Впрочем, это касается уже отроков и юношей. Ни о каком физическом воспитании или, того пуще, закаливании до достижения царевичем 5 лет и речи не шло. А до 1 года их вообще не выводили даже на свежий воздух – считалось, что он может повредить здоровью. «У московитов в богатых семьях и в царском дворце заведение необычное. В комнатах их всегда жарко натоплено. Стены и полы для сбережения тепла обиты сукном, колыбель тоже подбита сукном или даже мехом, и в ней на пуховых перинках и подушках, под меховым одеялом находится плотно спелёнутый младенец», – изумлялись иностранцы обычаям Московской Руси.

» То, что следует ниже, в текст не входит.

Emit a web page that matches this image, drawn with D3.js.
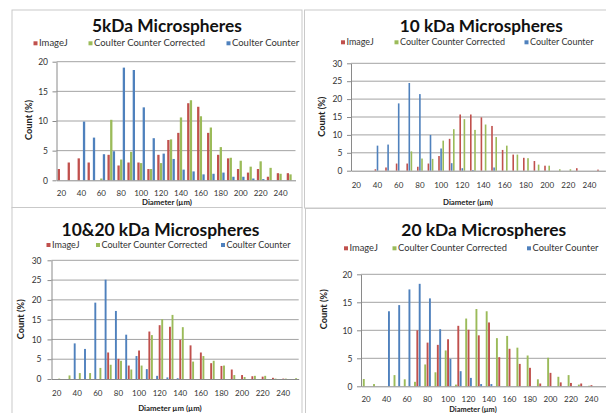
<!DOCTYPE html>
<html><head><meta charset="utf-8">
<script src="https://cdn.jsdelivr.net/npm/d3@7/dist/d3.min.js"></script>
<style>html,body{margin:0;padding:0;background:#fff;overflow:hidden}svg{display:block}</style>
</head><body>
<svg id="c" width="606" height="413"></svg>
<script>
// ---------- data ----------
const diameters = [20,30,40,50,60,70,80,90,100,110,120,130,140,150,160,170,180,190,200,210,220,230,240,250];
const xTickLabels = [20,40,60,80,100,120,140,160,180,200,220,240];
const yTicks20 = [0,5,10,15,20];
const yTicks30 = [0,5,10,15,20,25,30];
const seriesNames = ["ImageJ","Coulter Counter Corrected","Coulter Counter"];
const panelTitles = ["5kDa Microspheres","10 kDa Microspheres","10&20 kDa Microspheres","20 kDa Microspheres"];
const xTitles = ["Diameter (\u00b5m)","Diameter (\u00b5m)","Diameter \u00b5m (\u00b5m)","Diameter (\u00b5m)"];
const yTitle = "Count (%)";

const imageJ5    = [1.9,3.0,3.7,3.0,0,4.3,2.5,3.0,3.0,1.9,4.3,6.8,8.0,13.0,12.4,8.0,4.3,3.7,1.9,1.3,1.9,0.6,1.2,1.2];
const corrected5 = [0,0,0,0,0.3,10.2,3.5,4.8,2.9,1.9,2.9,6.9,10.6,13.5,10.8,8.9,5.6,3.8,3.3,2.3,3.2,2.1,1.1,1.0];
const coulter5   = [0,0,9.9,7.2,4.4,4.9,19.0,18.6,12.3,7.1,4.5,3.6,1.8,1.5,1.0,1.1,1.3,0.6,0.6,0.3,0.2,0,0,0];

const imageJ10    = [0,0,0.4,0.9,2.0,2.0,1.1,2.0,4.1,8.9,15.7,15.7,14.9,12.5,5.8,4.5,3.6,2.7,1.4,0,0,0.7,0,0.3];
const corrected10 = [0,0,0,0,0,5.4,3.4,3.3,8.4,11.6,14.4,11.4,12.9,9.4,7.0,4.5,3.5,1.7,1.4,0.4,0.4,0,0,0];
const coulter10   = [0,0,7.0,7.3,18.8,24.5,21.4,10.0,6.2,2.1,0.7,0.2,0,0.9,0,0,0,0,0,0,0,0,0,0];

const imageJ1020    = [0,0,0,0,0,6.7,5.1,3.4,7.2,12.0,13.6,13.2,9.9,8.5,6.7,4.0,3.3,2.4,1.0,0.7,0.6,0.3,0.1,0];
const corrected1020 = [0.1,0.9,1.5,1.5,2.8,3.6,4.6,2.4,3.4,11.1,15.1,16.2,13.1,4.4,5.8,4.6,3.4,1.0,0.5,0.8,0.8,0.1,0.1,0.2];
const coulter1020   = [0,0,9.0,7.6,19.3,25.1,17.2,11.2,5.8,2.5,0.8,0.4,0.2,0,0,0,0,0,0,0,0,0,0,0];

const imageJ20    = [0,0,0,0,0,10.0,7.8,7.4,8.4,10.8,10.1,9.1,11.4,5.2,6.7,4.0,3.3,0.5,2.4,0.7,0.6,0.5,0.2,0];
const corrected20 = [1.3,0.4,0,2.0,1.25,0.8,3.9,2.5,6.4,0.3,12.1,13.8,13.4,8.6,9.0,6.9,5.5,1.25,5.1,1.7,2.0,0.3,0.1,0];
const coulter20   = [0,0,13.4,14.5,17.3,18.3,15.7,10.2,4.9,2.7,1.5,0.4,0.4,0,0,0,0,0,0,0,0,0,0,0];

// ---------- styles / layout ----------
const colors = {"ImageJ":"#c0504d","Coulter Counter Corrected":"#9bbb59","Coulter Counter":"#4f81bd"};
const FONT = "Lato, 'Open Sans', sans-serif";

const panels = [
  {title:panelTitles[0], xTitle:xTitles[0], values:[imageJ5,corrected5,coulter5], max:20, yTicks:yTicks20,
   order:["ImageJ","Coulter Counter Corrected","Coulter Counter"],
   fx:12, fy:10, fw:290, fh:198, titleX:167, titleY:32, titleW:150,
   legY:43.3, legX:[33.5,88.5,226.5], legW:111,
   x0:56.5, x1:295.5, y0:180.3, yT:61.7, step:2.65, barW:2.3,
   yLabR:48, yTitleX:29, yTitleY:120, xLabBase:196.5, xTitleX:167, xTitleBase:205, xTitleFs:7.8},
  {title:panelTitles[1], xTitle:xTitles[1], values:[imageJ10,corrected10,coulter10], max:30, yTicks:yTicks30,
   order:["ImageJ","Coulter Counter","Coulter Counter Corrected"],
   fx:304.5, fy:10, fw:400, fh:198, titleX:481.3, titleY:32, titleW:163,
   legY:42.3, legX:[341,394.5,524.5], legW:105,
   x0:351, x1:605.4, y0:170.7, yT:63.3, step:2.1, barW:1.6,
   yLabR:342.3, yTitleX:322, yTitleY:116.7, xLabBase:188, xTitleX:468, xTitleBase:204.5, xTitleFs:7.8},
  {title:panelTitles[2], xTitle:xTitles[2], values:[imageJ1020,corrected1020,coulter1020], max:30, yTicks:yTicks30,
   order:["Coulter Counter","ImageJ","Coulter Counter Corrected"],
   fx:12, fy:207.5, fw:290, fh:220, titleX:160.5, titleY:236, titleW:198,
   legY:245, legX:[46.5,96,221], legW:106,
   x0:51.5, x1:298.7, y0:379, yT:260.3, step:2.55, barW:1.9,
   yLabR:41.5, yTitleX:20.7, yTitleY:319.3, xLabBase:395.5, xTitleX:170, xTitleBase:411, xTitleFs:7.8},
  {title:panelTitles[3], xTitle:xTitles[3], values:[imageJ20,corrected20,coulter20], max:20, yTicks:yTicks20,
   order:["Coulter Counter Corrected","ImageJ","Coulter Counter"],
   fx:305.5, fy:208.5, fw:400, fh:220, titleX:483.8, titleY:236, titleW:165,
   legY:248.3, legX:[344,392.5,527], legW:109,
   x0:361, x1:606.8, y0:386.3, yT:274.3, step:2.35, barW:1.9,
   yLabR:352.3, yTitleX:323.7, yTitleY:309.3, xLabBase:402.3, xTitleX:473, xTitleBase:411.8, xTitleFs:7.4}
];

const svg = d3.select("#c");
svg.append("rect").attr("width",606).attr("height",413).attr("fill","#fff");

function fit(sel, target){
  const w = sel.node().getComputedTextLength();
  const fs = parseFloat(sel.attr("font-size"));
  sel.attr("font-size", (fs*target/w).toFixed(2));
}

panels.forEach(p => {
  const g = svg.append("g");
  g.append("rect").attr("x",p.fx).attr("y",p.fy).attr("width",p.fw).attr("height",p.fh)
    .attr("fill","#fff").attr("stroke","#c9c9c9").attr("stroke-width",1);

  const x = d3.scaleBand().domain(diameters).range([p.x0,p.x1]).paddingInner(0).paddingOuter(0);
  const inner = d3.scalePoint().domain(p.order).range([-p.step,p.step]);
  const y = d3.scaleLinear().domain([0,p.max]).range([p.y0,p.yT]);

  // gridlines
  g.append("g").selectAll("line").data(p.yTicks.filter(t=>t>0)).join("line")
    .attr("x1",p.x0).attr("x2",p.x1).attr("y1",d=>y(d)).attr("y2",d=>y(d))
    .attr("stroke","#a3a3a3").attr("stroke-width",1);

  // bars
  const series = seriesNames.map((name,i)=>({name, vals:p.values[i]}));
  series.forEach(s => {
    g.append("g").selectAll("rect").data(diameters.map((d,i)=>({d,v:s.vals[i]})).filter(e=>e.v>0)).join("rect")
      .attr("x", e => x(e.d) + x.bandwidth()/2 + inner(s.name) - p.barW/2)
      .attr("width", p.barW)
      .attr("y", e => y(e.v))
      .attr("height", e => y(0)-y(e.v))
      .attr("fill", colors[s.name]);
  });

  // y axis
  const ya = g.append("g").attr("transform",`translate(${p.x0},0)`)
    .call(d3.axisLeft(y).tickValues(p.yTicks).tickSize(4).tickSizeOuter(0).tickPadding(p.x0-p.yLabR-4));
  ya.select(".domain").attr("stroke","#8a8a8a");
  ya.selectAll(".tick line").attr("stroke","#8a8a8a");
  ya.selectAll("text").attr("font-family",FONT).attr("font-size",8.5).attr("fill","#333");

  // x axis
  const xfs = 8;
  const xa = g.append("g").attr("transform",`translate(0,${p.y0})`)
    .call(d3.axisBottom(x).tickValues(xTickLabels).tickSize(0).tickSizeOuter(0).tickPadding(p.xLabBase-p.y0-0.71*xfs));
  xa.select(".domain").attr("stroke","#8a8a8a");
  xa.selectAll("text").attr("font-family",FONT).attr("font-size",xfs).attr("fill","#333");

  // title
  const t = g.append("text").attr("x",p.titleX).attr("y",p.titleY).attr("text-anchor","middle")
    .attr("font-family",FONT).attr("font-weight","bold").attr("font-size",16).attr("fill","#111").text(p.title);
  fit(t, p.titleW);

  // legend
  const leg = g.append("g");
  let legFs = 9;
  seriesNames.forEach((name,i)=>{
    leg.append("rect").attr("x",p.legX[i]).attr("y",p.legY-2).attr("width",4).attr("height",4).attr("fill",colors[name]);
    const lt = leg.append("text").attr("x",p.legX[i]+5.5).attr("y",p.legY+3)
      .attr("font-family",FONT).attr("font-size",legFs).attr("fill","#333").text(name);
    if(i===1){ fit(lt,p.legW); legFs = +lt.attr("font-size"); }
  });
  leg.selectAll("text").attr("font-size",legFs);

  // axis titles
  const yt = g.append("text").attr("transform",`translate(${p.yTitleX+3},${p.yTitleY}) rotate(-90)`)
    .attr("text-anchor","middle").attr("font-family",FONT).attr("font-weight","bold").attr("font-size",8.5)
    .attr("fill","#222").text(yTitle);
  fit(yt, 40);
  g.append("text").attr("x",p.xTitleX).attr("y",p.xTitleBase).attr("text-anchor","middle")
    .attr("font-family",FONT).attr("font-weight","bold").attr("font-size",p.xTitleFs).attr("fill","#222").text(p.xTitle);
});
</script>
</body></html>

Капризы наследников пресекались тоже своеобразно – при малейших признаках недовольства царевича ему тут же совали соску из нажёванного няньками пряника, завёрнутого в тряпицу. Часто пряник сдабривали сладкой водкой или даже маковым настоем – для успокоения и гарантированного сна. В общем, неудивительно, что при таких порядках детская смертность даже в царской семье была ужасающе велика.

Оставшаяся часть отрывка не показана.